## TASK DETAILS
Repeat the material exactly from its first line to the line that includes "var yTickLabels = [0.0, 0.5, 1.0, 1.5, 2.0, 2.5, 3.0];". Skip pictures.

--- start GIVEN DATA ---

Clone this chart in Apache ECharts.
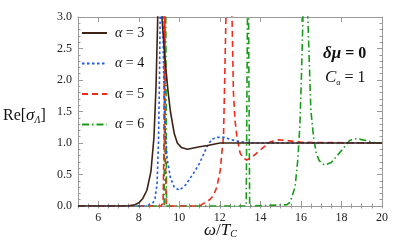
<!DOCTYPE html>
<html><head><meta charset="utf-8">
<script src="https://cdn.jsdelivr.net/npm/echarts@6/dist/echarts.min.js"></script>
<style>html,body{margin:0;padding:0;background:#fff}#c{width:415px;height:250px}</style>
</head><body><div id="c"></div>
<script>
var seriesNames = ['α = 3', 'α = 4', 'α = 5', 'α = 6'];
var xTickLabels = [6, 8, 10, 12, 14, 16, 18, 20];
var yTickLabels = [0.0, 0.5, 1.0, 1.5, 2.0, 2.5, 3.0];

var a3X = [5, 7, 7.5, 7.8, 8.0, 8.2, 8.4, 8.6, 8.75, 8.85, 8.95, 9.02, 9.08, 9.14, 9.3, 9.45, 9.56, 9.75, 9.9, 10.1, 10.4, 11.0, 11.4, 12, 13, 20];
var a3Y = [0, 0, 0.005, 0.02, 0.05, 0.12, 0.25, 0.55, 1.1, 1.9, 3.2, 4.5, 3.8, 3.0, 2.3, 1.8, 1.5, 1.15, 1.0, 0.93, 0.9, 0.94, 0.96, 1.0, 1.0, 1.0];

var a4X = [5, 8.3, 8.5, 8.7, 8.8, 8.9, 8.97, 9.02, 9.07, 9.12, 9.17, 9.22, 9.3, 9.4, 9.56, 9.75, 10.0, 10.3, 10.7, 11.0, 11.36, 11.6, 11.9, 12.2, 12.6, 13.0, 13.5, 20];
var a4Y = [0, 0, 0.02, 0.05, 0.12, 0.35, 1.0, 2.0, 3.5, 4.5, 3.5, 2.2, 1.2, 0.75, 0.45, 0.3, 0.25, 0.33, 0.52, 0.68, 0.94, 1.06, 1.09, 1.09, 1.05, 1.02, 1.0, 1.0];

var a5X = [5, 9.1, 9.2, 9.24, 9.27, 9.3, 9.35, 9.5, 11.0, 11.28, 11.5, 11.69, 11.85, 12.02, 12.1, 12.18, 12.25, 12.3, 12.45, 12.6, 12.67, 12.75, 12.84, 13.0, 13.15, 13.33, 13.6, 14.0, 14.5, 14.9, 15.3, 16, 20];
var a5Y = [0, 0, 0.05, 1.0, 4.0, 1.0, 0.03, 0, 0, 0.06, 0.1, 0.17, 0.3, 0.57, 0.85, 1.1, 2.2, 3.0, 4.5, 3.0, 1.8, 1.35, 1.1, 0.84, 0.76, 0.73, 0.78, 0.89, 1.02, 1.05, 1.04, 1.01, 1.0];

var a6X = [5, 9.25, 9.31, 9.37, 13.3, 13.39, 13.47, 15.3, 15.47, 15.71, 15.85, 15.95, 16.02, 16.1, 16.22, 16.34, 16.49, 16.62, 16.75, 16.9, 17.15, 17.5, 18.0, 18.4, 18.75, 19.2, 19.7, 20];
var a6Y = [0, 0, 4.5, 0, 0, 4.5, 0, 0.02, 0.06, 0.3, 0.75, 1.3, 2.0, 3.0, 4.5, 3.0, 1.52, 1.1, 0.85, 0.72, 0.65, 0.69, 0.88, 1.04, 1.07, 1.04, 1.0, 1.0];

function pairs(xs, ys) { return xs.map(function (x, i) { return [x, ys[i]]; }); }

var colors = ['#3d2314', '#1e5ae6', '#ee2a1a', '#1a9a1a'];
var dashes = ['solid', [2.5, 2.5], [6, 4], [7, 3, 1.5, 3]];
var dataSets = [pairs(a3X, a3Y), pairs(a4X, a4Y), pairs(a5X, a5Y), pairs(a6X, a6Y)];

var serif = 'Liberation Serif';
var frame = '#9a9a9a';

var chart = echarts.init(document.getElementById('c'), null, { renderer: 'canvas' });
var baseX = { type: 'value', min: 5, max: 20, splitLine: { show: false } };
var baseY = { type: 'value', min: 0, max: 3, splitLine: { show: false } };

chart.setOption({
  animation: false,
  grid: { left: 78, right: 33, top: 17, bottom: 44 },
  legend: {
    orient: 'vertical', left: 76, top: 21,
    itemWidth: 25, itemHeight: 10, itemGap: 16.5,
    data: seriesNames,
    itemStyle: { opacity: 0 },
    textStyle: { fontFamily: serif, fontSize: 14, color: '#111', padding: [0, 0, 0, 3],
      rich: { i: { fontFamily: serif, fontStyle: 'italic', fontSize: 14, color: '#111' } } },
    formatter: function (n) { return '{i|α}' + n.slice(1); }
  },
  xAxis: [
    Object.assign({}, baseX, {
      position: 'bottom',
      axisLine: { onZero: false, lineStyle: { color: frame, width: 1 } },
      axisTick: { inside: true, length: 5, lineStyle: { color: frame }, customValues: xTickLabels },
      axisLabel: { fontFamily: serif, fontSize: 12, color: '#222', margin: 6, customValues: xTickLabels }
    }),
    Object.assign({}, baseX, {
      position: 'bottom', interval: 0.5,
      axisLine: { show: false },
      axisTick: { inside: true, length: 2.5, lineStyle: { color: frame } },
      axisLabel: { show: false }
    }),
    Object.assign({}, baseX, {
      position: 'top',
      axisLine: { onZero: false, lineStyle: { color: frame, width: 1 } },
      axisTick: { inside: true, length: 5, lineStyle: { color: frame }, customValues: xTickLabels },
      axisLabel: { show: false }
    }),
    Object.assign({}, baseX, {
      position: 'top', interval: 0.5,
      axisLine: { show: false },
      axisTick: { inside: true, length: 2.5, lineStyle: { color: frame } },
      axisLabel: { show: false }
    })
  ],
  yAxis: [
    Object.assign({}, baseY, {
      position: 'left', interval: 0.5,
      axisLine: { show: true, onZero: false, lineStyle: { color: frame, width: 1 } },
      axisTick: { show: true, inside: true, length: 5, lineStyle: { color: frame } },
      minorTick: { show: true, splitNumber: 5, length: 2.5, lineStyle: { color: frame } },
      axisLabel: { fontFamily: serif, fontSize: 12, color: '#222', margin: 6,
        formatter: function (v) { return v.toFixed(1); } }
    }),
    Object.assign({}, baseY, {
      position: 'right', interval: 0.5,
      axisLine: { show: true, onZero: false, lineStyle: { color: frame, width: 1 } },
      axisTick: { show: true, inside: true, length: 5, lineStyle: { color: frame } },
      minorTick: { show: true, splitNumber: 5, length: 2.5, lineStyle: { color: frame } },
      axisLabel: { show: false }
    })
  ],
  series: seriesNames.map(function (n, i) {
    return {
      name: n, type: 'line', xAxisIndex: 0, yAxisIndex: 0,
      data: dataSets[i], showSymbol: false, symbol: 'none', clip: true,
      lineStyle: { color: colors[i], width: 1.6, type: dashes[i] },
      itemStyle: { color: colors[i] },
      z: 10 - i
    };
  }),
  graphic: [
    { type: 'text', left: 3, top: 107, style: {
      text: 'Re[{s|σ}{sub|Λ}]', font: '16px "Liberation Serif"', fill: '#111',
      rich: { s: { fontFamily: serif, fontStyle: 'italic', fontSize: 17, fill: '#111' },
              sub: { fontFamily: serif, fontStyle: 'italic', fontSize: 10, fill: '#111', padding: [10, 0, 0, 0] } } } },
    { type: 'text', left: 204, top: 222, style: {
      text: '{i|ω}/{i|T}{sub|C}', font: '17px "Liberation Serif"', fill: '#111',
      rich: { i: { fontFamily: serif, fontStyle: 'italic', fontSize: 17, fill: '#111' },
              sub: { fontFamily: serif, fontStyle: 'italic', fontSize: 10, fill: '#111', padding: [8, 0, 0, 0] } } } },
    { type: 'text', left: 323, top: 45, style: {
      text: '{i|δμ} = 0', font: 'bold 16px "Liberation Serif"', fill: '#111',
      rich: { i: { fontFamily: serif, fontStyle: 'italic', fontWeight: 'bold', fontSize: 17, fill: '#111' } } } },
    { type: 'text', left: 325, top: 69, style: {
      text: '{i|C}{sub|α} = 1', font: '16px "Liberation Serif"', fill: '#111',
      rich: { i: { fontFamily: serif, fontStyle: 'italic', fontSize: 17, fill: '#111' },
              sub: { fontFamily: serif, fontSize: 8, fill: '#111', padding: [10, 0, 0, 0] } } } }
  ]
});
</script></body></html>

--- end GIVEN DATA ---

## ANSWER TO THIS PROBLEM
Clone this chart in Apache ECharts.
<!DOCTYPE html>
<html><head><meta charset="utf-8">
<script src="https://cdn.jsdelivr.net/npm/echarts@6/dist/echarts.min.js"></script>
<style>html,body{margin:0;padding:0;background:#fff}#c{width:415px;height:250px}</style>
</head><body><div id="c"></div>
<script>
var seriesNames = ['α = 3', 'α = 4', 'α = 5', 'α = 6'];
var xTickLabels = [6, 8, 10, 12, 14, 16, 18, 20];
var yTickLabels = [0.0, 0.5, 1.0, 1.5, 2.0, 2.5, 3.0];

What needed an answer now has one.